Leonida Riva, ex capitano delle forze speciali prova ad affogare, negli psicofarmaci, gli orrori delle missioni di guerra. E ci sta anche riuscendo, quando il figlio Mattia gliela combina grossa: si dimentica, un attimo, della sorellina davanti ad un fast food. Giusto quello che serve ai malintenzionati per rapirla e portarla via. Da quel momento entra in gioco il capitano Riva “La belva”. Che, pur di salvare Teresa, la figlia, è disposto a tutto. A ribaltare vice questori, puntare grilletti contro polizia e scaricare pallottole contro chiunque gli si metta davanti: balordi, tossicodipendenti, criminali e papponi.
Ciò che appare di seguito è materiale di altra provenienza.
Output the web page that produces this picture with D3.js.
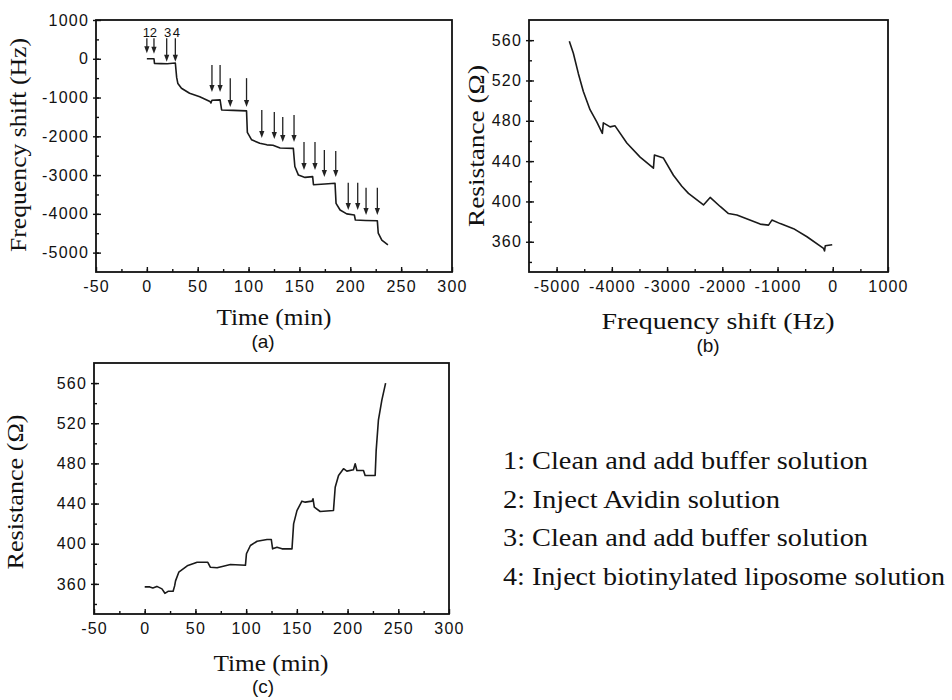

Non solo. Più incassa cartellate e coltellate, più la rabbia cresce ia dismisura. Sia chiaro: Leonida non è invincibile. Finisce al tappeto più volte ma si rialza sempre. Lotta anche con i demoni del passato, che tornano a fagli visita e prova, riuscendoci sempre, a ricacciarli laddove li ha trovati. Insomma: sembra incredibile che un energumeno così sia in grado di mostrare (seppur col contagocce eh) qualche accenno di tenerezza. Eppure. Lo fa quando si cuce una ferita all’addome di fronte alla moglie sconsolata e quando convince Mattia a farlo fuggire dall’ospedale. E tiene tutto in gioco fino all'ultimo, specie quando sembra sul punto di crollare...


In definitiva “La belva”, produzione italiana arrivata su Netflix a fine novembre, non è malaccio. È un thriller tosto e gnucco, proprio come il suo protagonista principale. Un thriller pieno zeppo di tensione, inseguimenti, tormenti interiori e ostinazione. Ma, forse, pecca di un filo di presunzione. La figlia rapita e il padre che sfida il mondo pur di riaverla è una storia già vista, fin troppo. Vengono inoltre oscurati, per non dire annullati, gli altri attori, specialmente il vice questore aggiunto Simonetti (anche se si riscatta alla fine). Tutti, chi più chi meno, finiscono per avere il mero ruolo di comprimari di Leonida e della sua incontrollabile furia.